Zoning and Land Use Policies in the Jackson Metro Area
Zoning and land use policy in the Jackson Metro Area shapes how land is allocated across Hinds, Rankin, Madison, Simpson, Copiah, and Yazoo counties — the six-county Metropolitan Statistical Area (MSA) recognized by the U.S. Census Bureau. These policies govern what can be built, where, and at what density, operating through a layered system of municipal ordinances, county codes, state enabling statutes, and federal environmental constraints. Understanding how these mechanisms interact is essential for developers, property owners, local officials, and researchers tracking growth patterns, infrastructure investment, and housing availability across the region.
- Definition and scope
- Core mechanics or structure
- Causal relationships or drivers
- Classification boundaries
- Tradeoffs and tensions
- Common misconceptions
- Checklist or steps
- Reference table or matrix
- References
Definition and scope
Zoning is the legal mechanism by which local governments divide land within their jurisdictions into districts — each district carrying a defined set of permitted uses, dimensional standards, and development conditions. In Mississippi, municipalities and counties derive zoning authority from Mississippi Code § 17-1-1 et seq. and § 17-1-3, which authorize local governments to regulate land use in the interest of public health, safety, and general welfare.
The Jackson Metro Area does not operate under a single unified zoning framework. Instead, the City of Jackson administers its own zoning ordinance, while each incorporated municipality — including Pearl, Ridgeland, Brandon, Madison, Flowood, and Clinton — maintains independent codes. Unincorporated areas in Hinds, Rankin, and Madison counties fall under county-level land use regulations, which in Mississippi are historically less comprehensive than municipal codes due to the discretionary nature of county zoning authority under state law.

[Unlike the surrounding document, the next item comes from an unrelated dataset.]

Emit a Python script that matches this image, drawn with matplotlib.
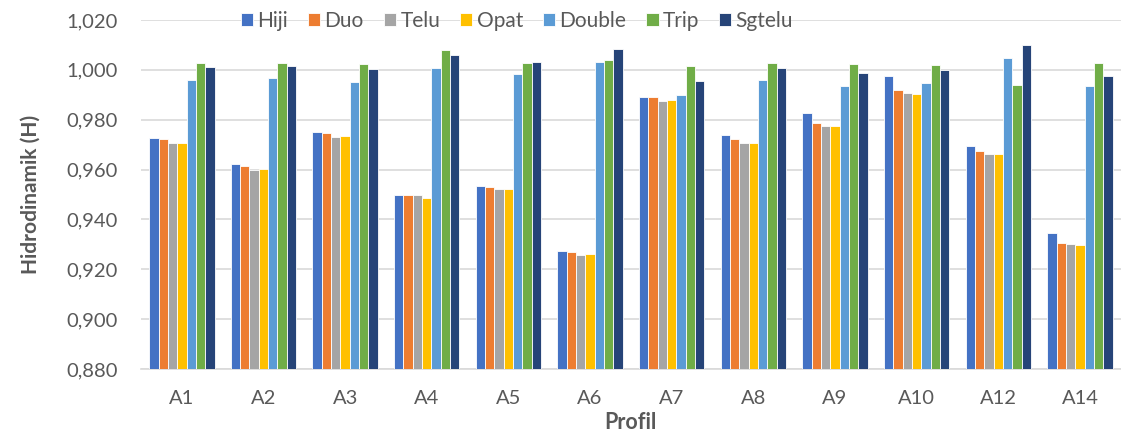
import numpy as np
import matplotlib.pyplot as plt
from matplotlib.ticker import FuncFormatter

profil = ['A1', 'A2', 'A3', 'A4', 'A5', 'A6', 'A7', 'A8', 'A9', 'A10', 'A12', 'A14']
seri = ['Hiji', 'Duo', 'Telu', 'Opat', 'Double', 'Trip', 'Sgtelu']

hiji   = [0.9728, 0.9623, 0.9751, 0.9500, 0.9536, 0.9273, 0.9891, 0.9739, 0.9825, 0.9975, 0.9693, 0.9345]
duo    = [0.9721, 0.9615, 0.9745, 0.9497, 0.9532, 0.9271, 0.9891, 0.9721, 0.9787, 0.9919, 0.9676, 0.9305]
telu   = [0.9707, 0.9600, 0.9732, 0.9497, 0.9523, 0.9259, 0.9876, 0.9707, 0.9776, 0.9907, 0.9661, 0.9303]
opat   = [0.9708, 0.9603, 0.9735, 0.9487, 0.9524, 0.9260, 0.9880, 0.9708, 0.9776, 0.9904, 0.9664, 0.9299]
double = [0.9959, 0.9967, 0.9951, 1.0008, 0.9983, 1.0033, 0.9900, 0.9959, 0.9936, 0.9948, 1.0048, 0.9937]
trip   = [1.0027, 1.0027, 1.0024, 1.0080, 1.0029, 1.0040, 1.0017, 1.0027, 1.0023, 1.0020, 0.9939, 1.0029]
sgtelu = [1.0011, 1.0017, 1.0003, 1.0061, 1.0033, 1.0084, 0.9955, 1.0009, 0.9988, 1.0000, 1.0100, 0.9977]

warna = ['#4472C4', '#ED7D31', '#A5A5A5', '#FFC000', '#5B9BD5', '#70AD47', '#264478']
data = [hiji, duo, telu, opat, double, trip, sgtelu]

plt.rcParams['font.family'] = ['Lato', 'DejaVu Sans']

fig = plt.figure(figsize=(11.21, 4.37), dpi=100)
ax = fig.add_axes([0.1258, 0.1556, 0.874, 0.7986])

x = np.arange(len(profil))
w = 0.8 / 7
for i in range(7):
    ax.bar(x - 0.4 + w * (i + 0.5), np.array(data[i]) - 0.88, w, bottom=0.88,
           color=warna[i], edgecolor='white', linewidth=0.6, label=seri[i], zorder=3)

ax.set_ylim(0.88, 1.02)
ax.set_xlim(-0.5, len(profil) - 0.5)
ax.set_yticks(np.arange(0.88, 1.0201, 0.02))
ax.yaxis.set_major_formatter(FuncFormatter(lambda v, p: f'{v:.3f}'.replace('.', ',')))
ax.set_xticks(x)
ax.set_xticklabels(profil)
ax.tick_params(axis='both', length=0, labelsize=14.5, colors='#595959')
ax.tick_params(axis='x', pad=15)
ax.tick_params(axis='y', pad=17)
ax.grid(axis='y', color='#d9d9d9', linewidth=1.2, zorder=0)
for s in ['top', 'right', 'left']:
    ax.spines[s].set_visible(False)
ax.spines['bottom'].set_color('#d9d9d9')
ax.spines['bottom'].set_linewidth(1.2)

ax.set_ylabel('Hidrodinamik (H)', fontsize=15, fontweight='bold', color='#595959', labelpad=18)
ax.set_xlabel('Profil', fontsize=15.5, fontweight='bold', color='#595959', labelpad=4)

fig.legend(loc='center', bbox_to_anchor=(517 / 1121, 1 - 21 / 437), ncol=7, frameon=False,
           fontsize=15, handlelength=0.6, handleheight=0.6, handletextpad=0.2,
           columnspacing=0.95, labelcolor='#595959')

fig.savefig('out.png', dpi=100)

The scope of these policies extends beyond use classification. Dimensional regulations (setback lines, lot coverage maximums, height limits), subdivision standards, sign ordinances, floodplain restrictions tied to the Federal Emergency Management Agency (FEMA) National Flood Insurance Program (NFIP), and environmental buffer requirements all constitute operative components of the land use framework within the metro area. The Jackson Metro Planning Commission plays a coordinating role across jurisdictions, though final regulatory authority remains with individual local governments.
Core mechanics or structure
Zoning in the Jackson Metro Area functions through three primary instruments: the zoning ordinance text, the official zoning map, and the subdivision regulations. These operate in parallel and must be read together to understand what is permissible on any given parcel.
Zoning Ordinance Text specifies permitted uses by right, conditional uses (requiring a public hearing and case-by-case approval), and prohibited uses within each district. The City of Jackson's Unified Development Code (UDC) consolidates zoning and subdivision standards into a single document, as is increasingly common for municipalities seeking to reduce regulatory fragmentation.
The Official Zoning Map assigns every parcel within municipal or county jurisdiction to a specific district. Map amendments — commonly called rezoning — require an application, a planning commission recommendation, and a governing body vote. Mississippi law does not mandate a supermajority for rezoning approval, though protest petitions from adjacent property owners can impose a higher threshold under Mississippi Code § 17-1-15.
Subdivision Regulations govern the division of land into two or more parcels. They set standards for street widths, utility easements, stormwater infrastructure, and plat approval procedures. In Rankin County, one of the fastest-growing counties in Mississippi, subdivision standards have been expanded in response to development pressure along the Brandon–Flowood corridor.
Administrative bodies include planning commissions (which review applications and issue recommendations), boards of adjustment or zoning appeals (which hear variance and special exception requests), and elected governing bodies (which hold final legislative authority over rezonings and ordinance amendments). The authority structure governing the metro area distributes these functions across more than a dozen separate entities.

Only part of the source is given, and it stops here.